The country sought a $1.3 billion loan from the IMF last year, although this has been reportedly hindered by the fund’s Bitcoin concerns

The International Monetary Fund (IMF) has urged El Salvador to remove Bitcoin’s legal status, warning it could impact the nation’s ability to receive a loan from the fund.

The government of the country adopted Bitcoin as legal tender in September 2021, with president Nayib Bukele’s decision prompting thousands of Salvodorans to take to the streets to protest at the time.

The IMF’s Executive Board said that the adoption of a cryptocurrency as legal tender entails large risks for financial and market integrity, financial stability, and consumer protection, as well as creating contingent liabilities.

The directors agreed that boosting financial inclusion was important and noted the country’s digital means of payment, like the Chivo e-wallet, could play a role in this. However, they emphasised the need for strict regulation and oversight of the new ecosystem of Chivo and Bitcoin. 

The directors stressed that there are large risks associated with the use of Bitcoin and urged authorities to narrow the scope of the Bitcoin law by removing its legal tender status. Some directors also expressed concern over the risks associated with issuing Bitcoin-backed bonds.

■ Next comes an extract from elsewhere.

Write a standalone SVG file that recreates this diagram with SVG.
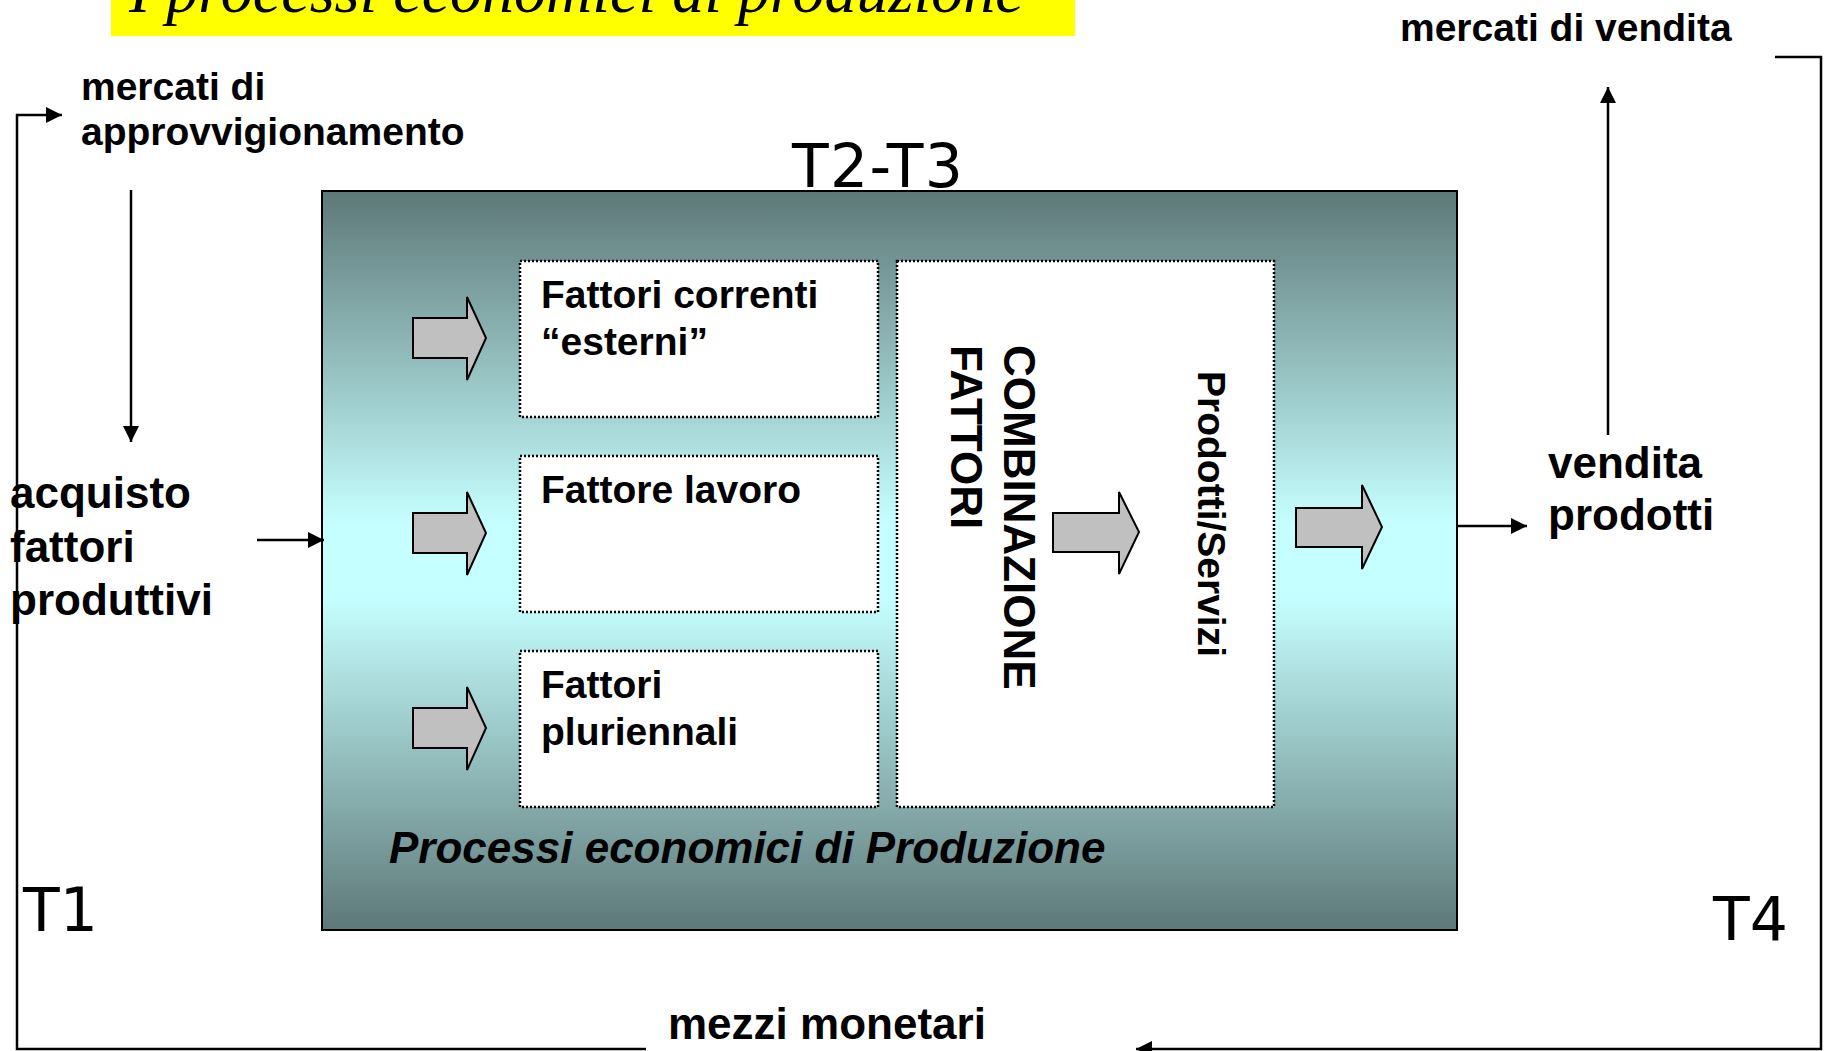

The use of the cryptocurrency as legal tender could impact its efforts to get a loan from the IMF, according to Bloomberg. The country sought a $1.3 billion IMF loan last year but talks have reportedly been hindered by the fund’s Bitcoin concerns, and any programme would need to be approved by the board.

El Salvador began buying Bitcoin last year and bought around 1,801 coins. Its value has fallen 45% from its peak in early November meaning the nation has lost around $20 million, estimated Bloomberg.

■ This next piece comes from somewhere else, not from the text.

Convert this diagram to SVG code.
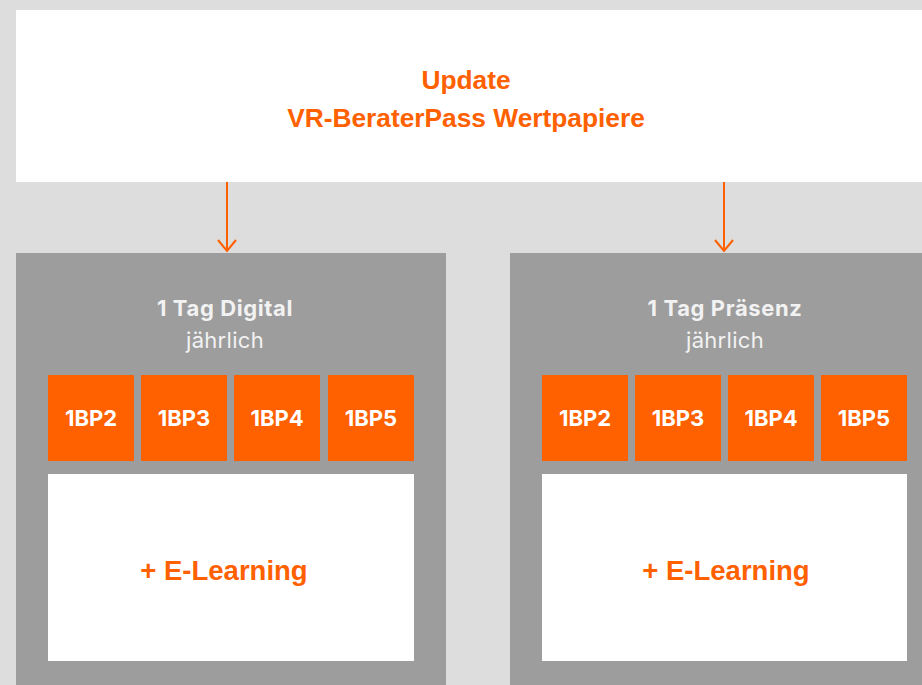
<svg xmlns="http://www.w3.org/2000/svg" width="922" height="685" viewBox="0 0 922 685">
<defs>
<style>
.bg{fill:#dddddd}
.white{fill:#ffffff}
.panel{fill:#9d9d9d}
.tile{fill:#ff6000}
.title{font-family:"Liberation Sans",Arial,sans-serif;font-weight:bold;font-size:26.3px;fill:#ff6000;text-anchor:middle}
.head{font-family:Inter,Lato,"Noto Sans",sans-serif;font-weight:bold;font-size:22px;letter-spacing:0.6px;fill:#f2f2f2;text-anchor:middle}
.sub{font-family:Inter,Lato,"Noto Sans",sans-serif;font-size:22px;letter-spacing:0.3px;fill:#f2f2f2;text-anchor:middle}
.code{font-family:Inter,Lato,"Noto Sans",sans-serif;font-weight:bold;font-size:22px;fill:#ffffff;text-anchor:middle}
.el{font-family:"Liberation Sans",Arial,sans-serif;font-weight:bold;font-size:27.5px;fill:#ff6000;text-anchor:middle}
.conn{fill:none;stroke:#ff6000;stroke-width:2}
</style>
</defs>
<rect class="bg" x="0" y="0" width="922" height="685"/>
<g id="top">
<rect class="white" x="16" y="10" width="906" height="172"/>
<text class="title" x="466" y="89">Update</text>
<text class="title" x="466" y="127">VR-BeraterPass Wertpapiere</text>
</g>
<g id="connectors">
<path class="conn" d="M227 182V251M218 240L227 251L236 240"/>
<path class="conn" d="M724 182V251M715 240L724 251L733 240"/>
</g>
<g id="digital">
<rect class="panel" x="16" y="253" width="430" height="432"/>
<text class="head" x="225" y="316">1 Tag Digital</text>
<text class="sub" x="225" y="348">jährlich</text>
<rect class="tile" x="48" y="375" width="86" height="86"/>
<rect class="tile" x="141" y="375" width="86" height="86"/>
<rect class="tile" x="234" y="375" width="86" height="86"/>
<rect class="tile" x="328" y="375" width="86" height="86"/>
<text class="code" x="91" y="426">1BP2</text>
<text class="code" x="184" y="426">1BP3</text>
<text class="code" x="277" y="426">1BP4</text>
<text class="code" x="371" y="426">1BP5</text>
<rect class="white" x="48" y="474" width="366" height="187"/>
<text class="el" x="224" y="580">+ E-Learning</text>
</g>
<g id="praesenz">
<rect class="panel" x="510" y="253" width="412" height="432"/>
<text class="head" x="725" y="316">1 Tag Präsenz</text>
<text class="sub" x="725" y="348">jährlich</text>
<rect class="tile" x="542" y="375" width="86" height="86"/>
<rect class="tile" x="635" y="375" width="86" height="86"/>
<rect class="tile" x="728" y="375" width="86" height="86"/>
<rect class="tile" x="821" y="375" width="86" height="86"/>
<text class="code" x="585" y="426">1BP2</text>
<text class="code" x="678" y="426">1BP3</text>
<text class="code" x="771" y="426">1BP4</text>
<text class="code" x="864" y="426">1BP5</text>
<rect class="white" x="542" y="474" width="365" height="187"/>
<text class="el" x="726" y="580">+ E-Learning</text>
</g>
</svg>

The IMF predicts that El Salvador’s economy is projected to grow around 3.2% in 2022, although public debt vulnerabilities have emerged. The fiscal deficit is projected at 5¾% of GDP in 2021 and about 5% of GDP in 2022.

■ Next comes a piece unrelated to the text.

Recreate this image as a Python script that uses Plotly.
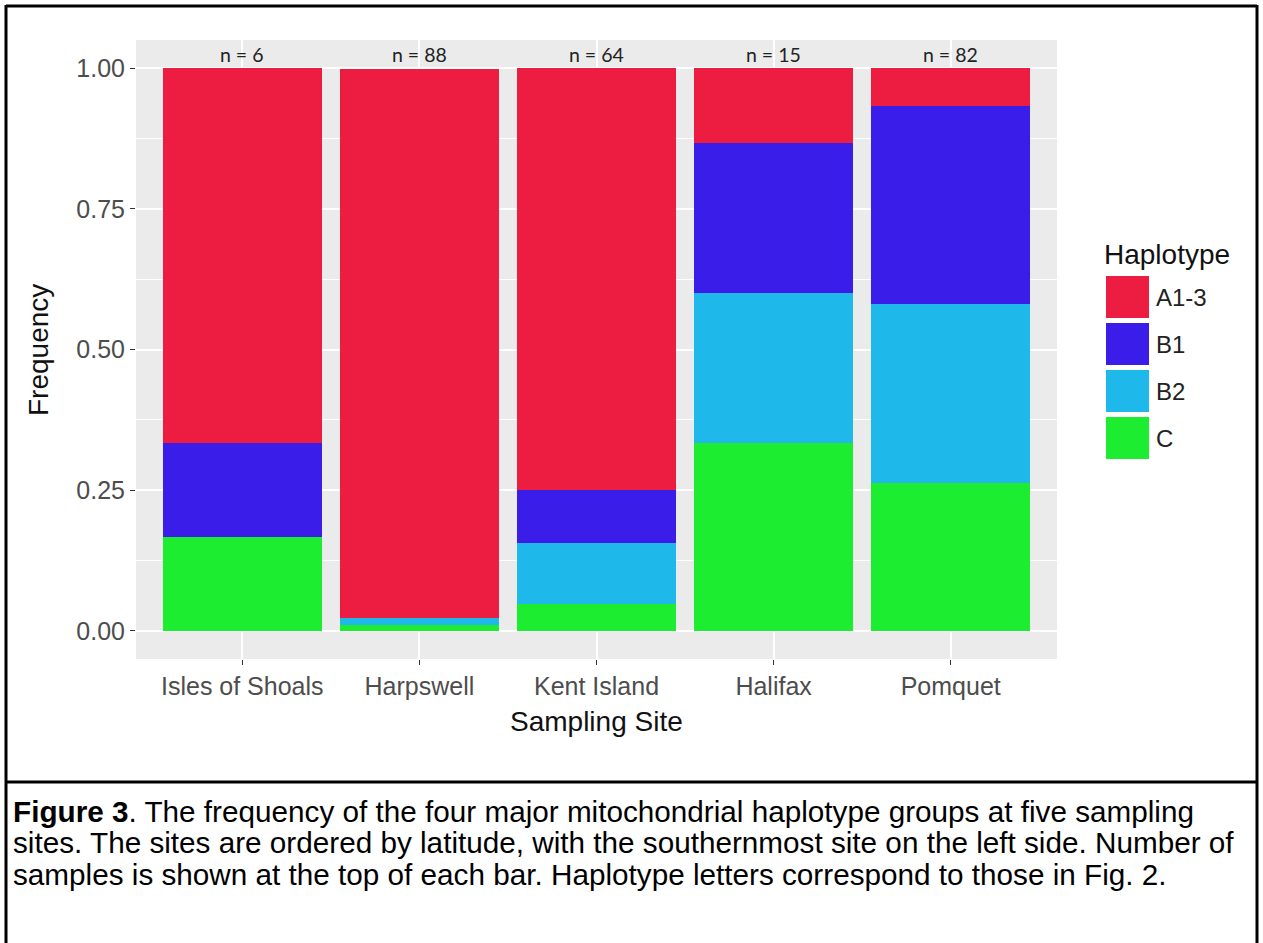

“Under current policies, public debt is expected to rise to about 96% of GDP in 2026 on an unsustainable path,” said the fund.

The IMF’s demands to El Salvador on Bitcoin show the institution to be on the wrong side of history and is bullish for cryptocurrencies, said Nigel Green, CEO of deVere Group.

“Of course, the situation in El Salvador needs to be monitored extremely carefully and every precaution must be taken to ensure the Bitcoin rollout truly benefits the population,” said Green. “But the IMF asking a pioneering sovereign nation to drop a future-focused financial policy that attempts to bring it out of financial instability and a reliance on another country’s currency shows the institution to be on the wrong side of history.”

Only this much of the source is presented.